» **Task input**:
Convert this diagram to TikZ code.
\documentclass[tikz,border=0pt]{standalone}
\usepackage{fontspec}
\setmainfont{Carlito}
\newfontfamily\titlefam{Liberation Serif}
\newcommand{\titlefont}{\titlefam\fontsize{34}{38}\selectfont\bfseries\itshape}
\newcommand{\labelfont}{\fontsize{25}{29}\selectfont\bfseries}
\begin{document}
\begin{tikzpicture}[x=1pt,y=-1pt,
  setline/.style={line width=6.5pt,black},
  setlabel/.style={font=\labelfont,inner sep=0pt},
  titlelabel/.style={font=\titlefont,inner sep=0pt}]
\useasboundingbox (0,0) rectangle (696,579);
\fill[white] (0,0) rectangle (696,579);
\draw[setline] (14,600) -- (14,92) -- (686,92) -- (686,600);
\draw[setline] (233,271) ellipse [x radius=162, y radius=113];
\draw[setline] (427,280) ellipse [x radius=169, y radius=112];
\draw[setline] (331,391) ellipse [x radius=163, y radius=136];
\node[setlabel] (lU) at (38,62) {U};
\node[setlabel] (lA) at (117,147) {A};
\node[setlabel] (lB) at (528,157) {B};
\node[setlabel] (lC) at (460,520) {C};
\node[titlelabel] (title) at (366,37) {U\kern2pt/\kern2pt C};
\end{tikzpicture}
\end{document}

--

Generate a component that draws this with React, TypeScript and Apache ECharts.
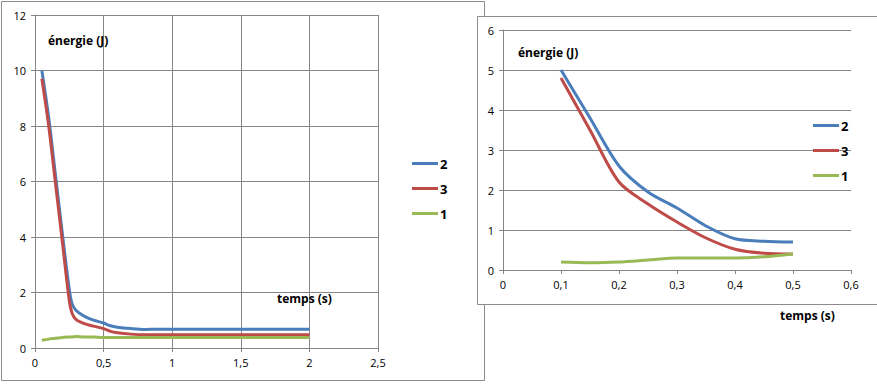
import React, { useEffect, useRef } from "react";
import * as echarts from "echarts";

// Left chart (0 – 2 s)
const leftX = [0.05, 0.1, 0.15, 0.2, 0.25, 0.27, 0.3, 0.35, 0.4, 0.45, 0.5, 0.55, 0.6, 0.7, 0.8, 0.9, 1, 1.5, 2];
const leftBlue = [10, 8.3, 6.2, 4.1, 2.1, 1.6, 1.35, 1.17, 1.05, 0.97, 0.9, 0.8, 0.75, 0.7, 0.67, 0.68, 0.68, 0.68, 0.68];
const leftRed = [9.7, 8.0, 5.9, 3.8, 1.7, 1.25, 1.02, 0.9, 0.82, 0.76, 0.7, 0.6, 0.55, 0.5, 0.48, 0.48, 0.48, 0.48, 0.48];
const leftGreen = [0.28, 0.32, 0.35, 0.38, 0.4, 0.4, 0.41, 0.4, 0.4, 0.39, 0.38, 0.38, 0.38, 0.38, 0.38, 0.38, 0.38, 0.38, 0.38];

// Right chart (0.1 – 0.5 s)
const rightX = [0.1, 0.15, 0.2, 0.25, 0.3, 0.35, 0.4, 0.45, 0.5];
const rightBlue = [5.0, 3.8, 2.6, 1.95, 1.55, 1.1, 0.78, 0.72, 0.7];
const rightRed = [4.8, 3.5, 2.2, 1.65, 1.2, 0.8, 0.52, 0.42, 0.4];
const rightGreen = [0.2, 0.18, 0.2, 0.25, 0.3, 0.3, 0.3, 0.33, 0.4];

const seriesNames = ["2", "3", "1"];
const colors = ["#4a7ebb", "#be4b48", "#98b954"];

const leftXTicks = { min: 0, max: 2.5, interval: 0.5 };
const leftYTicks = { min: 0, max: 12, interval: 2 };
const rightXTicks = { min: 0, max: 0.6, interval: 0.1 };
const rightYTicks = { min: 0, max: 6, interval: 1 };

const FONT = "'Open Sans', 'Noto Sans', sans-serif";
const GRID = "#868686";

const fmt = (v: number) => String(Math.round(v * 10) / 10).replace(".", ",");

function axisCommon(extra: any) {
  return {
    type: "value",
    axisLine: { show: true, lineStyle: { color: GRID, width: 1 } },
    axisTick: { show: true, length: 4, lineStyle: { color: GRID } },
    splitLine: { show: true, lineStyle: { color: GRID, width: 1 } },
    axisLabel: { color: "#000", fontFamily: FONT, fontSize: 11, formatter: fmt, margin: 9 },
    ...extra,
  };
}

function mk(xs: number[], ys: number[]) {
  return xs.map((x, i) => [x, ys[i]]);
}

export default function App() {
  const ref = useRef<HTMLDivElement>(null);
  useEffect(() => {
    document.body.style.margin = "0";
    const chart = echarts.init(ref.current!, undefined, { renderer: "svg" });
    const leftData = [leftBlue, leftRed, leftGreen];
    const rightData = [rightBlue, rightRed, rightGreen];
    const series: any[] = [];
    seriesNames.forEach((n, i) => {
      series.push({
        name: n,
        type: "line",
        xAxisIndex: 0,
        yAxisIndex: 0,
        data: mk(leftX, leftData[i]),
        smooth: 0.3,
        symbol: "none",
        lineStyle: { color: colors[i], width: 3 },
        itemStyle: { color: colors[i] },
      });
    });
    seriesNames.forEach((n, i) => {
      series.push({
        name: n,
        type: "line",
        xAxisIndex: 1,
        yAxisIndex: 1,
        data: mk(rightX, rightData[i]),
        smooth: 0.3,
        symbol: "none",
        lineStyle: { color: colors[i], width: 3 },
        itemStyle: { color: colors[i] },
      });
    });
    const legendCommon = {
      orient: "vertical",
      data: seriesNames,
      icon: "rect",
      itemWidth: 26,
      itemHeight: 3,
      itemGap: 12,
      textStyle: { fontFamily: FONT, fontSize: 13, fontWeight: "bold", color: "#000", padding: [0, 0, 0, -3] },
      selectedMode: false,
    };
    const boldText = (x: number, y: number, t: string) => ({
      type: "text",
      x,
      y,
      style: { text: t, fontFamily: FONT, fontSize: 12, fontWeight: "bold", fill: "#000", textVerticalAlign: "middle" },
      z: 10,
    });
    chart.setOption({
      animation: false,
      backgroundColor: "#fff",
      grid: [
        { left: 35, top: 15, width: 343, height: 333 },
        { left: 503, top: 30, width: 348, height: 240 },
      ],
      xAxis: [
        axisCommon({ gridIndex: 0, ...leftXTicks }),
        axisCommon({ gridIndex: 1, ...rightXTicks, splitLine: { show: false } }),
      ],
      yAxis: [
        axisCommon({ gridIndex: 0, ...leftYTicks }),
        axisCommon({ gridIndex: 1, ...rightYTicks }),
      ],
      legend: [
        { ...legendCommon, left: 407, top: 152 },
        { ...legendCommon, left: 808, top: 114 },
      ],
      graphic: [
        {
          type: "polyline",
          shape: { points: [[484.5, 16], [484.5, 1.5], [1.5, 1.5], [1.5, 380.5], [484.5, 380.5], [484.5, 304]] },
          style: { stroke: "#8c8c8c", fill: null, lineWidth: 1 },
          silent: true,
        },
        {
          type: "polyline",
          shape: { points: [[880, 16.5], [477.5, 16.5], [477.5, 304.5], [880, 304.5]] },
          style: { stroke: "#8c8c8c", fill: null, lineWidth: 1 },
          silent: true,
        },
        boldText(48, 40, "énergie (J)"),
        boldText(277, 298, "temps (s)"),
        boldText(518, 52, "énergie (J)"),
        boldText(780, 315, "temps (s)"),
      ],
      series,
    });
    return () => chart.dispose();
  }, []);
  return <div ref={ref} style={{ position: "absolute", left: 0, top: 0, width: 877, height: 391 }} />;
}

» **Task description**:
Pictures should be left out. Retype only the run of lines from the line containing "Generate a component" to the line containing "import * as", inclusive.

» **Response**:
Generate a component that draws this with React, TypeScript and Apache ECharts.
import React, { useEffect, useRef } from "react";
import * as echarts from "echarts";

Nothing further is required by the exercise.